## TASK TO CARRY OUT
Everything from the line containing "Recreate this image as a web" through the line containing "const ticksX = [0, 5, 10, 15];" must be written out exactly, and nothing more; leave any pictures out.

## LISTING
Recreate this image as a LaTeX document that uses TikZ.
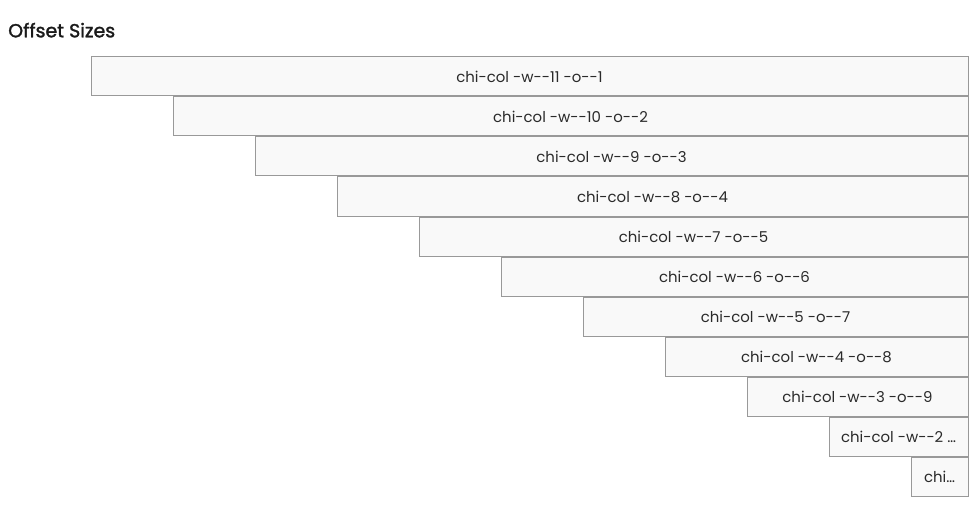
\documentclass[tikz,border=0pt]{standalone}
\usepackage{fontspec}
\setmainfont{Poppins}
\newfontfamily\titlefont[FakeBold=1.6]{Poppins}
\definecolor{boxline}{HTML}{999999}
\definecolor{boxfill}{HTML}{F9F9F9}
\definecolor{txt}{HTML}{2A2A2A}
\definecolor{ttl}{HTML}{1A1A1A}
\begin{document}
\begin{tikzpicture}[x=0.75pt,y=-0.75pt,
  box/.style={draw=boxline, fill=boxfill, line width=0.75pt, anchor=north west,
    inner sep=0pt, minimum height=29.25pt, text=txt,
    font=\fontsize{11.2pt}{12pt}\selectfont},
  titlestyle/.style={anchor=base west, inner sep=0pt, text=ttl,
    font=\fontsize{14.2pt}{15pt}\titlefont}]
\useasboundingbox[fill=white] (0,0) rectangle (976,528);
\node[titlestyle] (title) at (8,37.3) {Offset Sizes};
\foreach \k/\t in {0/{chi-col -w-{}-11 -o-{}-1},1/{chi-col -w-{}-10 -o-{}-2},2/{chi-col -w-{}-9 -o-{}-3},
  3/{chi-col -w-{}-8 -o-{}-4},4/{chi-col -w-{}-7 -o-{}-5},5/{chi-col -w-{}-6 -o-{}-6},
  6/{chi-col -w-{}-5 -o-{}-7},7/{chi-col -w-{}-4 -o-{}-8},8/{chi-col -w-{}-3 -o-{}-9},
  9/{chi-col -w-{}-2 …},10/{chi…}} {
  \pgfmathsetmacro\w{(877-82*\k)*0.75}
  \node[box, minimum width=\w pt] (b\k) at ({90.5+82*\k},{56.5+40*\k}) {\t};
}
\end{tikzpicture}
\end{document}
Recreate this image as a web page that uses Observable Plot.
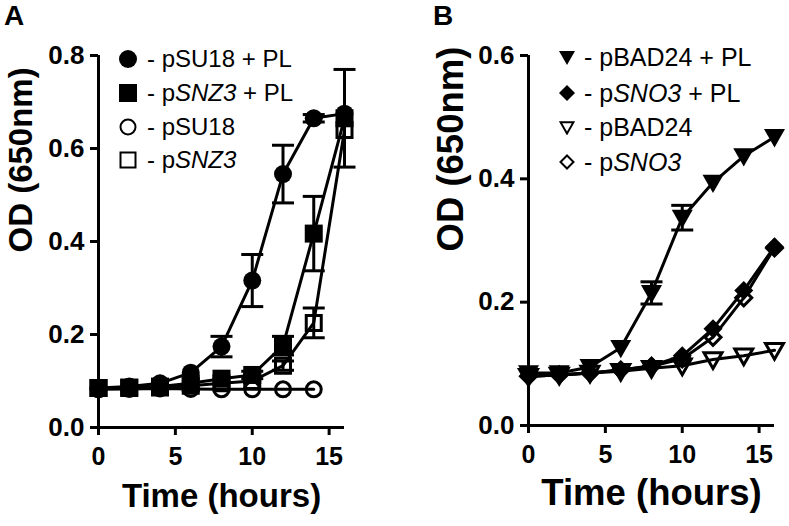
<!DOCTYPE html>
<html><head><meta charset="utf-8">
<script src="https://cdn.jsdelivr.net/npm/d3@7"></script>
<script src="https://cdn.jsdelivr.net/npm/@observablehq/plot@0.6"></script>
<style>
body{margin:0;background:#fff;}
#wrap{position:relative;width:789px;height:526px;font-family:"Liberation Sans",Arial,Helvetica,sans-serif;color:#000;overflow:hidden;}
.panel{position:absolute;top:0;}
.letter{position:absolute;font-weight:bold;font-size:28px;line-height:28px;}
.row{position:absolute;white-space:nowrap;display:flex;align-items:center;height:28px;}
.row svg{flex:none;}
</style></head><body>
<div id="wrap"></div>
<script>
// ---- data ----
const hours = [0, 2, 4, 6, 8, 10, 12, 14, 16];
const hoursShort = [0, 2, 4, 6, 8, 10, 12, 14];

// Panel A
const aLabels = ["pSU18 + PL", "pSNZ3 + PL", "pSU18", "pSNZ3"];
const a_pSU18_PL = [0.085, 0.088, 0.095, 0.118, 0.174, 0.316, 0.545, 0.665, 0.675];
const a_pSU18_PL_err = [0, 0, 0, 0, 0.022, 0.056, 0.062, 0.008, 0];
const a_pSNZ3_PL = [0.085, 0.086, 0.088, 0.095, 0.105, 0.113, 0.176, 0.417, 0.665];
const a_pSNZ3_PL_err = [0, 0, 0, 0, 0, 0.008, 0.02, 0.08, 0.105];
const a_pSU18 = [0.082, 0.083, 0.084, 0.083, 0.082, 0.082, 0.082, 0.082];
const a_pSNZ3 = [0.085, 0.085, 0.086, 0.09, 0.095, 0.1, 0.133, 0.225, 0.64];
const a_pSNZ3_err = [0, 0, 0, 0, 0, 0, 0.01, 0.032, 0];
const aTicksY = [0, 0.2, 0.4, 0.6, 0.8];

// Panel B
const bLabels = ["pBAD24 + PL", "pSNO3 + PL", "pBAD24", "pSNO3"];
const b_pBAD24_PL = [0.085, 0.085, 0.095, 0.126, 0.215, 0.337, 0.394, 0.437, 0.468];
const b_pBAD24_PL_err = [0, 0, 0, 0, 0.018, 0.02, 0, 0, 0];
const b_pSNO3_PL = [0.08, 0.082, 0.085, 0.09, 0.097, 0.113, 0.157, 0.219, 0.29];
const b_pBAD24 = [0.08, 0.082, 0.085, 0.088, 0.093, 0.097, 0.107, 0.113, 0.122];
const b_pSNO3 = [0.08, 0.082, 0.085, 0.09, 0.096, 0.108, 0.143, 0.207, 0.288];
const bTicksY = [0, 0.2, 0.4, 0.6];
const ticksX = [0, 5, 10, 15];

// ---- symbols ----
const rad = s => Math.sqrt(s / Math.PI);
const symSquare = {draw(c, s){const r = rad(s); c.rect(-r, -r, 2*r, 2*r);}};
const symInvTri = {draw(c, s){const r = rad(s); c.moveTo(-r, -0.75*r); c.lineTo(r, -0.75*r); c.lineTo(0, r); c.closePath();}};
const symDiamond = {draw(c, s){const r = rad(s); c.moveTo(0, -r); c.lineTo(r, 0); c.lineTo(0, r); c.lineTo(-r, 0); c.closePath();}};
const symCap = {draw(c, s){const r = rad(s); c.moveTo(-r, 0); c.lineTo(r, 0);}};

function rows(xs, ys, errs, name){
  return ys.map((v, i) => ({t: xs[i], v, e: errs ? errs[i] : 0, name}));
}

function panel({series, yMax, yTicks, mL, mR, mB, titleSize}){
  const all = series.flatMap(s => s.data);
  const errRows = all.filter(d => d.e > 0).map(d => ({t: d.t, lo: d.v - d.e, hi: d.v + d.e}));
  const caps = errRows.flatMap(d => [{t: d.t, y: d.lo}, {t: d.t, y: d.hi}]);
  const marks = [
    Plot.line(all, {x: "t", y: "v", z: "name", stroke: "black", strokeWidth: 3, strokeLinejoin: "round"}),
    Plot.ruleX(errRows, {x: "t", y1: "lo", y2: "hi", stroke: "black", strokeWidth: 3}),
    Plot.dot(caps, {x: "t", y: "y", symbol: symCap, r: 11, stroke: "black", strokeWidth: 3, fill: "none"}),
  ];
  for (const s of series){
    marks.push(Plot.dot(s.data, {x: "t", y: "v", symbol: s.symbol, r: s.filled ? s.r : s.r - 1.5,
      fill: s.filled ? "black" : "none", stroke: "black", strokeWidth: s.filled ? 0 : 3}));
  }
  marks.push(
    Plot.ruleX([0], {stroke: "black", strokeWidth: 3}),
    Plot.ruleY([0], {stroke: "black", strokeWidth: 3}),
    Plot.axisY({ticks: yTicks, tickFormat: d3.format(".1f"), tickSize: 8, strokeWidth: 3, tickPadding: 6,
      fontSize: 26, fontWeight: "bold", label: null}),
    Plot.axisX({ticks: ticksX, tickSize: 8, strokeWidth: 3, tickPadding: 12,
      fontSize: 25, fontWeight: "bold", label: null}),
    Plot.text(["OD (650nm)"], {frameAnchor: "left", rotate: -90, dx: -77, dy: 11, fontSize: titleSize, fontWeight: "bold"}),
    Plot.text(["Time (hours)"], {frameAnchor: "bottom", dy: 79, fontSize: titleSize, fontWeight: "bold"})
  );
  return Plot.plot({
    width: 395, height: 526,
    marginLeft: mL, marginRight: mR, marginTop: 55, marginBottom: mB,
    x: {domain: [0, 16]},
    y: {domain: [0, yMax]},
    style: {fontFamily: '"Liberation Sans", Arial, sans-serif', color: "black", background: "white", overflow: "visible"},
    marks
  });
}

const wrap = document.getElementById("wrap");

const plotA = panel({
  series: [
    {data: rows(hoursShort, a_pSU18, null, "a3"), symbol: "circle", filled: false, r: 9},
    {data: rows(hours, a_pSNZ3, a_pSNZ3_err, "a4"), symbol: symSquare, filled: false, r: 9},
    {data: rows(hours, a_pSU18_PL, a_pSU18_PL_err, "a1"), symbol: "circle", filled: true, r: 9},
    {data: rows(hours, a_pSNZ3_PL, a_pSNZ3_PL_err, "a2"), symbol: symSquare, filled: true, r: 9},
  ],
  yMax: 0.8, yTicks: aTicksY, mL: 98, mR: 51, mB: 99, titleSize: 33
});
plotA.classList.add("panel"); plotA.style.left = "0px";
wrap.appendChild(plotA);

const plotB = panel({
  series: [
    {data: rows(hours, b_pBAD24, null, "b3"), symbol: symInvTri, filled: false, r: 10.5},
    {data: rows(hours, b_pSNO3, null, "b4"), symbol: symDiamond, filled: false, r: 9.5},
    {data: rows(hours, b_pBAD24_PL, b_pBAD24_PL_err, "b1"), symbol: symInvTri, filled: true, r: 10.5},
    {data: rows(hours, b_pSNO3_PL, null, "b2"), symbol: symDiamond, filled: true, r: 9.5},
  ],
  yMax: 0.6, yTicks: bTicksY, mL: 134, mR: 15, mB: 101, titleSize: 36.5
});
plotB.classList.add("panel"); plotB.style.left = "394px";
wrap.appendChild(plotB);

// ---- letters ----
for (const [t, x] of [["A", 4], ["B", 433]]){
  const d = document.createElement("div");
  d.className = "letter"; d.textContent = t; d.style.left = x + "px"; d.style.top = "2px";
  wrap.appendChild(d);
}

// ---- legends ----
function symSvg(kind, filled, size){
  const h = size / 2, sw = filled ? 0 : 2;
  const f = filled ? "black" : "white";
  let shape;
  const r = h - (filled ? 0 : 1.5);
  if (kind === "circle") shape = `<circle cx="${h}" cy="${h}" r="${r}"/>`;
  else if (kind === "square") shape = `<rect x="${h-r}" y="${h-r}" width="${2*r}" height="${2*r}"/>`;
  else if (kind === "tri") shape = `<path d="M${h-r},${h-0.75*r}L${h+r},${h-0.75*r}L${h},${h+r}Z"/>`;
  else shape = `<path d="M${h},${h-r}L${h+r},${h}L${h},${h+r}L${h-r},${h}Z"/>`;
  return `<svg width="${size}" height="${size}" viewBox="0 0 ${size} ${size}"><g fill="${f}" stroke="black" stroke-width="${sw}">${shape}</g></svg>`;
}
function legendLabel(name){
  return name.replace(/(SNZ3|SNO3)/, "<i>$1</i>");
}
const legA = [["circle", true], ["square", true], ["circle", false], ["square", false]];
const legB = [["tri", true], ["diamond", true], ["tri", false], ["diamond", false]];
const rowYA = [59, 93, 127, 160];
const rowYB = [57, 93, 127, 162];
aLabels.forEach((lab, i) => {
  const d = document.createElement("div");
  d.className = "row"; d.style.left = "119px"; d.style.top = (rowYA[i] - 14) + "px"; d.style.fontSize = "24px";
  d.innerHTML = symSvg(legA[i][0], legA[i][1], 18) + `<span style="margin-left:10px">- p${legendLabel(lab.slice(1))}</span>`;
  wrap.appendChild(d);
});
bLabels.forEach((lab, i) => {
  const d = document.createElement("div");
  d.className = "row"; d.style.left = "559px"; d.style.top = (rowYB[i] - 14) + "px"; d.style.fontSize = "25px";
  d.innerHTML = symSvg(legB[i][0], legB[i][1], 16) + `<span style="margin-left:9px">- p${legendLabel(lab.slice(1))}</span>`;
  wrap.appendChild(d);
});
</script>
</body></html>
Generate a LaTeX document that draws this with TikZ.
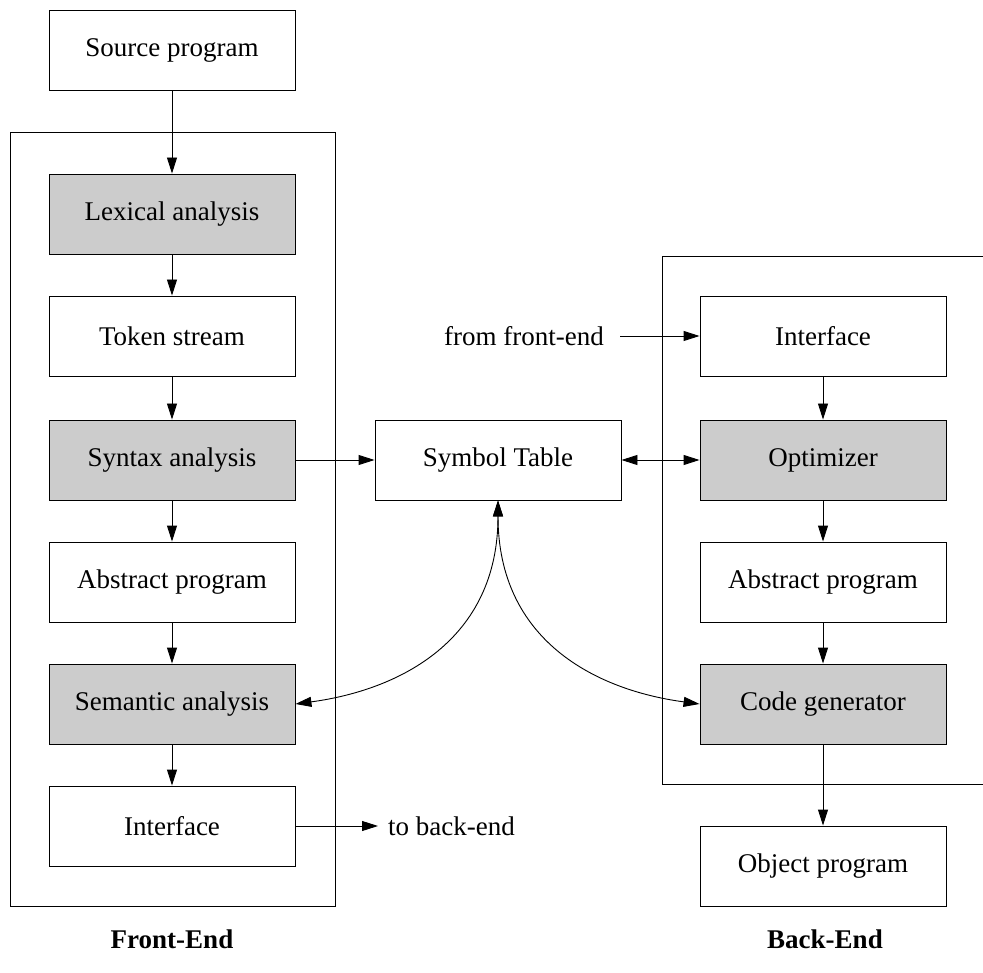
\documentclass[tikz,border=0pt]{standalone}
\usepackage{fontspec}
\setmainfont{Liberation Serif}
\usetikzlibrary{arrows.meta}
\begin{document}
\begin{tikzpicture}[x=1pt,y=-1pt,
  box/.style={draw, line width=0.9pt, minimum width=246pt, minimum height=80pt, inner sep=0pt, font=\fontsize{27}{31}\selectfont},
  grey/.style={box, fill=black!20},
  arr/.style={line width=0.9pt, -{Triangle[length=16pt,width=10pt]}},
  barr/.style={line width=0.9pt, {Triangle[length=16pt,width=10pt]}-{Triangle[length=16pt,width=10pt]}},
  frame/.style={line width=0.9pt},
  lbl/.style={font=\fontsize{27}{31}\selectfont, inner sep=0pt},
  blbl/.style={font=\fontsize{27}{31}\selectfont\bfseries, inner sep=0pt}]
\useasboundingbox (0,0) rectangle (983,973);
% frames
\draw[frame] (10,132) rectangle (335,906);
\draw[frame] (983,256) -- (662,256) -- (662,784) -- (983,784);
% left column
\node[box]  (src) at (172,50)  {Source program};
\node[grey] (lex) at (172,214) {Lexical analysis};
\node[box]  (tok) at (172,336) {Token stream};
\node[grey] (syn) at (172,460) {Syntax analysis};
\node[box]  (abs) at (172,582) {Abstract program};
\node[grey] (sem) at (172,704) {Semantic analysis};
\node[box]  (ifc) at (172,826) {Interface};
% middle
\node[box]  (st)  at (498,460) {Symbol Table};
% right column
\node[box]  (rif) at (823,336) {Interface};
\node[grey] (opt) at (823,460) {Optimizer};
\node[box]  (rab) at (823,582) {Abstract program};
\node[grey] (cg)  at (823,704) {Code generator};
\node[box]  (obj) at (823,866) {Object program};
% labels
\node[lbl, anchor=west] (tbe) at (388,826) {to back-end};
\node[lbl, anchor=east] (ffe) at (604,336) {from front-end};
\node[blbl] (fe) at (172,939) {Front-End};
\node[blbl] (be) at (825,939) {Back-End};
% arrows
\draw[arr] (src) -- (lex);
\draw[arr] (lex) -- (tok);
\draw[arr] (tok) -- (syn);
\draw[arr] (syn) -- (abs);
\draw[arr] (abs) -- (sem);
\draw[arr] (sem) -- (ifc);
\draw[arr] (syn) -- (st);
\draw[barr] (st) -- (opt);
\draw[arr] (rif) -- (opt);
\draw[arr] (opt) -- (rab);
\draw[arr] (rab) -- (cg);
\draw[arr] (cg) -- (obj);
\draw[arr] (ifc.east) -- ([xshift=-10pt]tbe.west);
\draw[arr] ([xshift=16pt]ffe.east) -- (rif.west);
\draw[barr] (sem.east) .. controls +(104,-14) and +(0,140) .. (st.south);
\draw[barr] (cg.west) .. controls +(-104,-14) and +(0,140) .. (st.south);
\end{tikzpicture}
\end{document}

## SOLUTION TO THIS TASK
Recreate this image as a web page that uses Observable Plot.
<!DOCTYPE html>
<html><head><meta charset="utf-8">
<script src="https://cdn.jsdelivr.net/npm/d3@7"></script>
<script src="https://cdn.jsdelivr.net/npm/@observablehq/plot@0.6"></script>
<style>
body{margin:0;background:#fff;}
#wrap{position:relative;width:789px;height:526px;font-family:"Liberation Sans",Arial,Helvetica,sans-serif;color:#000;overflow:hidden;}
.panel{position:absolute;top:0;}
.letter{position:absolute;font-weight:bold;font-size:28px;line-height:28px;}
.row{position:absolute;white-space:nowrap;display:flex;align-items:center;height:28px;}
.row svg{flex:none;}
</style></head><body>
<div id="wrap"></div>
<script>
// ---- data ----
const hours = [0, 2, 4, 6, 8, 10, 12, 14, 16];
const hoursShort = [0, 2, 4, 6, 8, 10, 12, 14];

// Panel A
const aLabels = ["pSU18 + PL", "pSNZ3 + PL", "pSU18", "pSNZ3"];
const a_pSU18_PL = [0.085, 0.088, 0.095, 0.118, 0.174, 0.316, 0.545, 0.665, 0.675];
const a_pSU18_PL_err = [0, 0, 0, 0, 0.022, 0.056, 0.062, 0.008, 0];
const a_pSNZ3_PL = [0.085, 0.086, 0.088, 0.095, 0.105, 0.113, 0.176, 0.417, 0.665];
const a_pSNZ3_PL_err = [0, 0, 0, 0, 0, 0.008, 0.02, 0.08, 0.105];
const a_pSU18 = [0.082, 0.083, 0.084, 0.083, 0.082, 0.082, 0.082, 0.082];
const a_pSNZ3 = [0.085, 0.085, 0.086, 0.09, 0.095, 0.1, 0.133, 0.225, 0.64];
const a_pSNZ3_err = [0, 0, 0, 0, 0, 0, 0.01, 0.032, 0];
const aTicksY = [0, 0.2, 0.4, 0.6, 0.8];

// Panel B
const bLabels = ["pBAD24 + PL", "pSNO3 + PL", "pBAD24", "pSNO3"];
const b_pBAD24_PL = [0.085, 0.085, 0.095, 0.126, 0.215, 0.337, 0.394, 0.437, 0.468];
const b_pBAD24_PL_err = [0, 0, 0, 0, 0.018, 0.02, 0, 0, 0];
const b_pSNO3_PL = [0.08, 0.082, 0.085, 0.09, 0.097, 0.113, 0.157, 0.219, 0.29];
const b_pBAD24 = [0.08, 0.082, 0.085, 0.088, 0.093, 0.097, 0.107, 0.113, 0.122];
const b_pSNO3 = [0.08, 0.082, 0.085, 0.09, 0.096, 0.108, 0.143, 0.207, 0.288];
const bTicksY = [0, 0.2, 0.4, 0.6];
const ticksX = [0, 5, 10, 15];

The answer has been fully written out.